Saturday, May 24, 2014

New Beginnings Bonfire & Feelings

If I may say so myself, the bonfire was a great success!  It was tough viewing Luna as a friend once more, but maybe it's for the best.  I picked her up around 5 pm, and Jesse and her boyfriend, Blake, got there around 7:30 pm.  Shortly thereafter, the fun began!

It took a little while to get the fire going, but we figured it out!  We roasted hotdogs, burgers, and marshmallows!  I've definitely needed this for a long while now.  Luna, Emma, and I had fun dancing barefoot in the clover, although I stepped in dog turd twice and Luna once.  Gross!

Towards the end of the evening, we help an endings and beginnings ritual.  It went amazingly well!  Several signs came about, and my emotions finally broke through- I had to excuse myself to ball me eyes out.  I've needed that release for who knows how long now.  I definitely feel different, which should, knock on wood, be a good sign.  Luna came and held me while I cried.  That was so sweet of her!  I definitely needed the comfort.

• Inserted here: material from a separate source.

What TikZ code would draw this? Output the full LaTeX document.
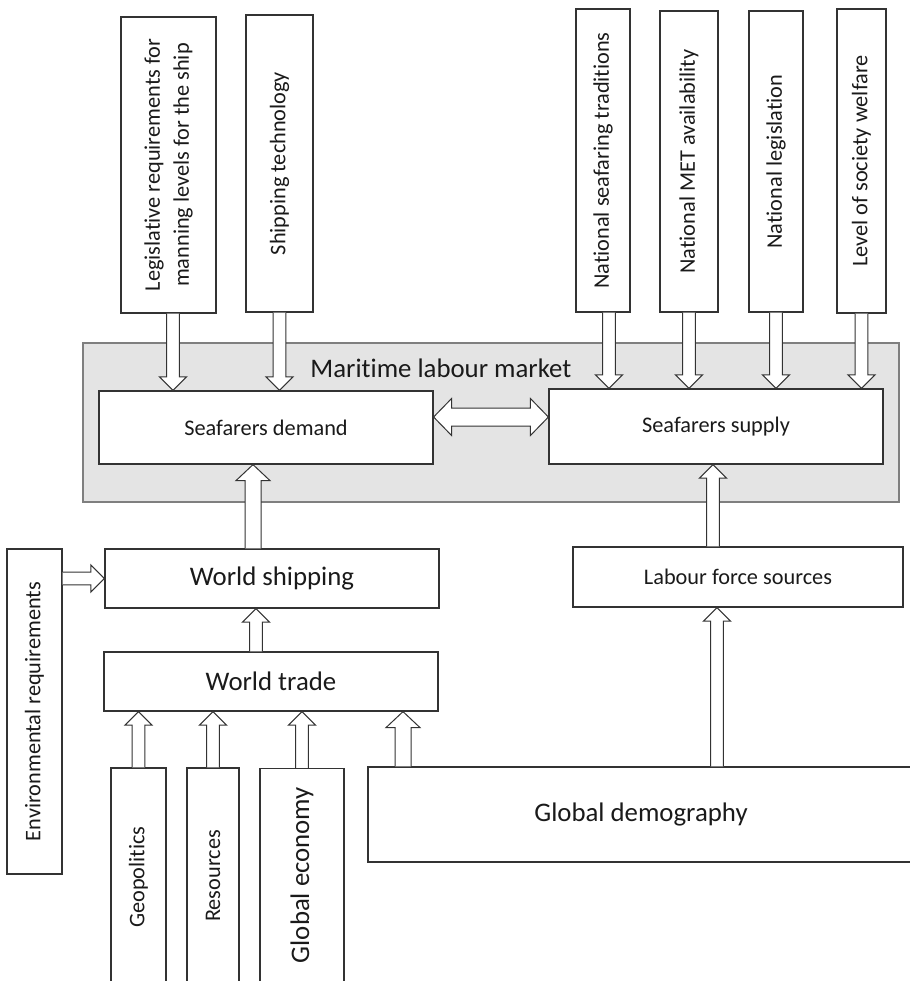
\documentclass[tikz,border=0pt]{standalone}
\usepackage{fontspec}
\setmainfont{Carlito}[Ligatures=NoCommon]
\usetikzlibrary{calc}
\definecolor{marketgray}{HTML}{E4E4E4}
\definecolor{bordergray}{HTML}{7F7F7F}
\definecolor{textgray}{HTML}{1A1A1A}

\newcommand{\arwshaft}{3.2pt}
\newcommand{\arwhead}{6.8pt}
\newcommand{\arwlen}{6.8pt}

% hollow block arrow from #1 to the tip #2
\newcommand{\blockarrow}[2]{
  \draw[blockline]
    ($(#1)!\arwshaft!90:(#2)$) -- ($(#2)!\arwlen!(#1)!\arwshaft!90:(#2)$)
    -- ($(#2)!\arwlen!(#1)!\arwhead!90:(#2)$) -- (#2)
    -- ($(#2)!\arwlen!(#1)!\arwhead!-90:(#2)$) -- ($(#2)!\arwlen!(#1)!\arwshaft!-90:(#2)$)
    -- ($(#1)!\arwshaft!-90:(#2)$);
}
% same, with a head at both ends
\newcommand{\blockboth}[2]{
  \draw[blockline]
    (#1) -- ($(#1)!\arwlen!(#2)!\arwhead!90:(#2)$) -- ($(#1)!\arwlen!(#2)!\arwshaft!90:(#2)$)
    -- ($(#2)!\arwlen!(#1)!\arwshaft!-90:(#1)$) -- ($(#2)!\arwlen!(#1)!\arwhead!-90:(#1)$)
    -- (#2) -- ($(#2)!\arwlen!(#1)!\arwhead!90:(#1)$) -- ($(#2)!\arwlen!(#1)!\arwshaft!90:(#1)$)
    -- ($(#1)!\arwlen!(#2)!\arwshaft!-90:(#2)$) -- ($(#1)!\arwlen!(#2)!\arwhead!-90:(#2)$) -- cycle;
}

\tikzset{
	boxnode/.style={
			shape=rectangle,
			draw=black!80,
			line width=0.6pt,
			fill=white,
			inner sep=0pt
		},
	marketnode/.style={
			boxnode,
			draw=bordergray,
			fill=marketgray,
			line width=1pt
		},
	blockline/.style={
			draw=black!80,
			line width=0.5pt,
			fill=white
		},
	textnode/.style={
			text=textgray,
			font=\fontsize{11.15}{14.5}\selectfont,
			align=center,
			inner sep=0pt
		},
	bigtext/.style={
			textnode,
			font=\fontsize{13.4}{16}\selectfont
		}
}

\begin{document}
\begin{tikzpicture}[x=0.5pt, y=-0.5pt]

  \clip (0,0) rectangle (910,981);

  \node[marketnode, minimum width=408pt, minimum height=79.5pt] (market) at (491,422.5) {};
  \node[bigtext, anchor=base west] (marketlabel) at (310,377) {Maritime labour market};

  \node[boxnode, minimum width=167pt, minimum height=36.5pt] (demand) at (266,427.5) {};
  \node[boxnode, minimum width=167pt, minimum height=37.5pt] (supply) at (716,426.5) {};
  \node[textnode] at (demand) {Seafarers demand};
  \node[textnode] at (supply) {Seafarers supply};

  \node[boxnode, minimum width=47.5pt, minimum height=148pt] (leg) at (168.5,165) {};
  \node[boxnode, minimum width=33.5pt, minimum height=148.5pt] (tech) at (279.5,163.5) {};
  \node[boxnode, minimum width=27pt, minimum height=151.5pt] (tradition) at (603,160.5) {};
  \node[boxnode, minimum width=29pt, minimum height=150.5pt] (met) at (689,161.5) {};
  \node[boxnode, minimum width=27pt, minimum height=150.5pt] (natleg) at (776,161.5) {};
  \node[boxnode, minimum width=24.5pt, minimum height=152pt] (welfare) at (861.5,161) {};

  \node[textnode, rotate=90] at (leg) {Legislative requirements for\\manning levels for the ship};
  \node[textnode, rotate=90] at (tech) {Shipping technology};
  \node[textnode, rotate=90] at (tradition) {National seafaring traditions};
  \node[textnode, rotate=90] at (met) {National MET availability};
  \node[textnode, rotate=90] at (natleg) {National legislation};
  \node[textnode, rotate=90] at (welfare) {Level of society welfare};

  \node[boxnode, minimum width=167pt, minimum height=29.5pt] (shipping) at (272,578.5) {};
  \node[boxnode, minimum width=167pt, minimum height=29.5pt] (trade) at (271,681.5) {};
  \node[boxnode, minimum width=165pt, minimum height=30pt] (labour) at (738,577) {};
  \node[boxnode, minimum width=27.5pt, minimum height=162.5pt] (env) at (34.5,711.5) {};
  \node[bigtext] at (shipping) {World shipping};
  \node[bigtext] at (trade) {World trade};
  \node[textnode] at (labour) {Labour force sources};
  \node[textnode, rotate=90] at (env) {Environmental requirements};

  \node[boxnode, minimum width=27.5pt, minimum height=116pt] (geo) at (138.5,884) {};
  \node[boxnode, minimum width=26pt, minimum height=116pt] (res) at (213,884) {};
  \node[boxnode, minimum width=42pt, minimum height=116pt] (eco) at (302,884.5) {};
  \node[boxnode, minimum width=273pt, minimum height=47.5pt] (demog) at (641,814.5) {};
  \node[textnode, rotate=90] at (138.5,877) {Geopolitics};
  \node[textnode, rotate=90] at (213,876) {Resources};
  \node[bigtext, rotate=90] at (302,875) {Global economy};
  \node[bigtext] at (demog) {Global demography};

  \coordinate (legout) at ([xshift=2.25pt]leg.south);
  \coordinate (tradout) at ([xshift=3pt]tradition.south);
  \coordinate (link) at ([yshift=5.25pt]demand.east);
  \coordinate (shipout) at ([xshift=-9.5pt]shipping.north);
  \coordinate (tradeout) at ([xshift=-7.5pt]trade.north);
  \coordinate (labourout) at ([xshift=-12.5pt]labour.north);
  \coordinate (demogleft) at ([xshift=-119pt]demog.north);
  \coordinate (demogright) at ([xshift=38pt]demog.north);

  \blockarrow{legout}{legout |- demand.north}
  \blockarrow{tech.south}{tech.south |- demand.north}
  \blockarrow{tradout}{tradout |- supply.north}
  \blockarrow{met.south}{met.south |- supply.north}
  \blockarrow{natleg.south}{natleg.south |- supply.north}
  \blockarrow{welfare.south}{welfare.south |- supply.north}

  \blockarrow{tradeout}{tradeout |- shipping.south}
  \blockarrow{env.east |- shipping.west}{shipping.west}
  \blockarrow{labourout}{labourout |- supply.south}
  \blockarrow{demogright}{demogright |- labour.south}
  \blockarrow{geo.north}{geo.north |- trade.south}
  \blockarrow{res.north}{res.north |- trade.south}
  \blockarrow{eco.north}{eco.north |- trade.south}

  {
    \renewcommand{\arwshaft}{4pt}
    \renewcommand{\arwhead}{8.5pt}
    \renewcommand{\arwlen}{8pt}
    \blockarrow{shipout}{shipout |- demand.south}
    \blockarrow{demogleft}{demogleft |- trade.south}
  }
  {
    \renewcommand{\arwshaft}{4.5pt}
    \renewcommand{\arwhead}{9.25pt}
    \renewcommand{\arwlen}{9pt}
    \blockboth{link}{supply.west |- link}
  }

\end{tikzpicture}
\end{document}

Sometimes, I feel so alone and outcast, but I try not to let that show through.  A strong facade I strive greatly to uphold.  It's bad, but people would worry greatly if they knew what was truly going on, especially with my mental health.  My depression has gotten a lot better thanks to Prozac, but I still struggle with the anxiety and such.  It can be difficult to decipher if the voices, sounds, and visuals are spiritual or otherwise.  My psychiatrist thinks I'm schizophrenic, but others would say I'm spiritually gifted.  Is it one, the other, or even some of both?  I don't know.  I do, however, know I won't be mentioning this to my therapist or psychiatrist.

I have no clue how I feel right now.  Everything just feels as though it's happening, and I'm here.  It's hard to explain other than I feel as though I'm floating through life, but the pain, mental, physical, and emotional, remains.  Where to go?  What to do?  I have no clue.  I feel lost, empty, and many ways I shouldn't yet also lightly comforted.  Any advice?